### Problem to work on:
Write each line of the material exactly as given, from the top through the line that contains "import plotly.graph_objects as go", and omit all pictures.

--- START OF Provided data ---

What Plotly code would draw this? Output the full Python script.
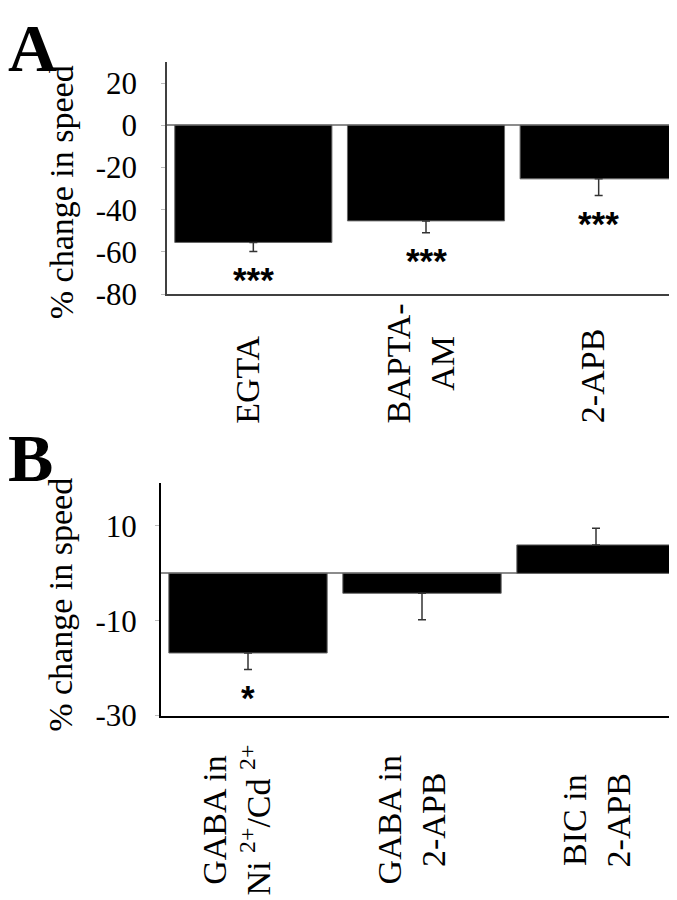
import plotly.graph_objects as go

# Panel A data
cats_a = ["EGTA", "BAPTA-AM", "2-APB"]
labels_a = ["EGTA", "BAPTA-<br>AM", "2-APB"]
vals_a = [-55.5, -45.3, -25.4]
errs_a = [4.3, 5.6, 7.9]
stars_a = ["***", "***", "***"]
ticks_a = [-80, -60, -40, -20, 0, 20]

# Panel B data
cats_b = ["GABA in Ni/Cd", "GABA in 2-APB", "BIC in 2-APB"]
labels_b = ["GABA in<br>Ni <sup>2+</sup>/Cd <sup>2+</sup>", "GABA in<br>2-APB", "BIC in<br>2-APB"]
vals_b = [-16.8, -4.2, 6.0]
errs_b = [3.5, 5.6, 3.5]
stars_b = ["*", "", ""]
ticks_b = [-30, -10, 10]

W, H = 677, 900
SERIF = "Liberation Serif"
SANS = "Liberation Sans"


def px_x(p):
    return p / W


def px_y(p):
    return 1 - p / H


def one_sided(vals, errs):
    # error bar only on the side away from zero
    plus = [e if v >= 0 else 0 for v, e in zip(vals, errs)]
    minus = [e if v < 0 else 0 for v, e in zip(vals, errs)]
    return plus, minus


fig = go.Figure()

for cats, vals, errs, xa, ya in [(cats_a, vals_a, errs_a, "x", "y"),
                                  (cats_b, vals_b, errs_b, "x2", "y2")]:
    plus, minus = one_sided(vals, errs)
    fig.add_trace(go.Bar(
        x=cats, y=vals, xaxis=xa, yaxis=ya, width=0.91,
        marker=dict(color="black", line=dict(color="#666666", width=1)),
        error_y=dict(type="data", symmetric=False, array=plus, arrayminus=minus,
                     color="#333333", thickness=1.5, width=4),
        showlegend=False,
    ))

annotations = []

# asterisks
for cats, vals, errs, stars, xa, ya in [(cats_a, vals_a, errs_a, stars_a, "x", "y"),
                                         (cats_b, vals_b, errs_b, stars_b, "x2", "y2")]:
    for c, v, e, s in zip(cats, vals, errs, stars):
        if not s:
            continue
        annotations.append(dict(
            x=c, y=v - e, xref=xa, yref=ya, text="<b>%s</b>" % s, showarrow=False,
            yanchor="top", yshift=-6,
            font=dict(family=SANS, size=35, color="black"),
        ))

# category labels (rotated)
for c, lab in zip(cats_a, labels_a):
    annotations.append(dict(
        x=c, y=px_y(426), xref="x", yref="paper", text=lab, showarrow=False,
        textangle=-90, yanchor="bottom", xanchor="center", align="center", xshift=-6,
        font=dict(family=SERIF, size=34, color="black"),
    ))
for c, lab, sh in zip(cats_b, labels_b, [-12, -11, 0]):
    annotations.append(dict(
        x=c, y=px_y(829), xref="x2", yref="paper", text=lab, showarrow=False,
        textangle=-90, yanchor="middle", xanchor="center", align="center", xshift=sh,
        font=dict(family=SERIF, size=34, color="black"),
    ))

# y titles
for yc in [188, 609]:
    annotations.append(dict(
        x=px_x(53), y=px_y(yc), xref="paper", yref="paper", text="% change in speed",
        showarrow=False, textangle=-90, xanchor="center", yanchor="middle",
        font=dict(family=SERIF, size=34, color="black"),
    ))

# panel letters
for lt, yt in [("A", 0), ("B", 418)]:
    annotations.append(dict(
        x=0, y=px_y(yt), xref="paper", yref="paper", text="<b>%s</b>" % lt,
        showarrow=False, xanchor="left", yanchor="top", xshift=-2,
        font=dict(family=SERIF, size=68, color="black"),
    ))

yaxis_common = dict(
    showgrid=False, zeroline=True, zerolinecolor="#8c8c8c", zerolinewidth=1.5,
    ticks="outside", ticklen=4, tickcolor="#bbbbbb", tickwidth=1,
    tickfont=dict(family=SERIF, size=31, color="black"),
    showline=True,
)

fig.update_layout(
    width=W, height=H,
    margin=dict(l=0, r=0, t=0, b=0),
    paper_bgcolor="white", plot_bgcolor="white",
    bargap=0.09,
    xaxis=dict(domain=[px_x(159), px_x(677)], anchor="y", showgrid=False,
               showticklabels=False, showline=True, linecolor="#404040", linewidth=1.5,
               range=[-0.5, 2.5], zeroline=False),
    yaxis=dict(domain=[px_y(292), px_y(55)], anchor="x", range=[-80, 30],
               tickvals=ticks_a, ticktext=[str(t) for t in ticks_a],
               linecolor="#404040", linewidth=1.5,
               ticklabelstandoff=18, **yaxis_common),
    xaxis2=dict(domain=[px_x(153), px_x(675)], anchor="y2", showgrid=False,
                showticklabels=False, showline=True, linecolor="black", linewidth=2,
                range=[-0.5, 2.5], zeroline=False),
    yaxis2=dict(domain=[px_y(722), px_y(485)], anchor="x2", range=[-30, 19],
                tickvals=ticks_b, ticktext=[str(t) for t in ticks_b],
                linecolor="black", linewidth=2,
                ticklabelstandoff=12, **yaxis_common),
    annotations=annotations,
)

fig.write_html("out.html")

--- END OF Provided data ---

### Exercise answer:
What Plotly code would draw this? Output the full Python script.
import plotly.graph_objects as go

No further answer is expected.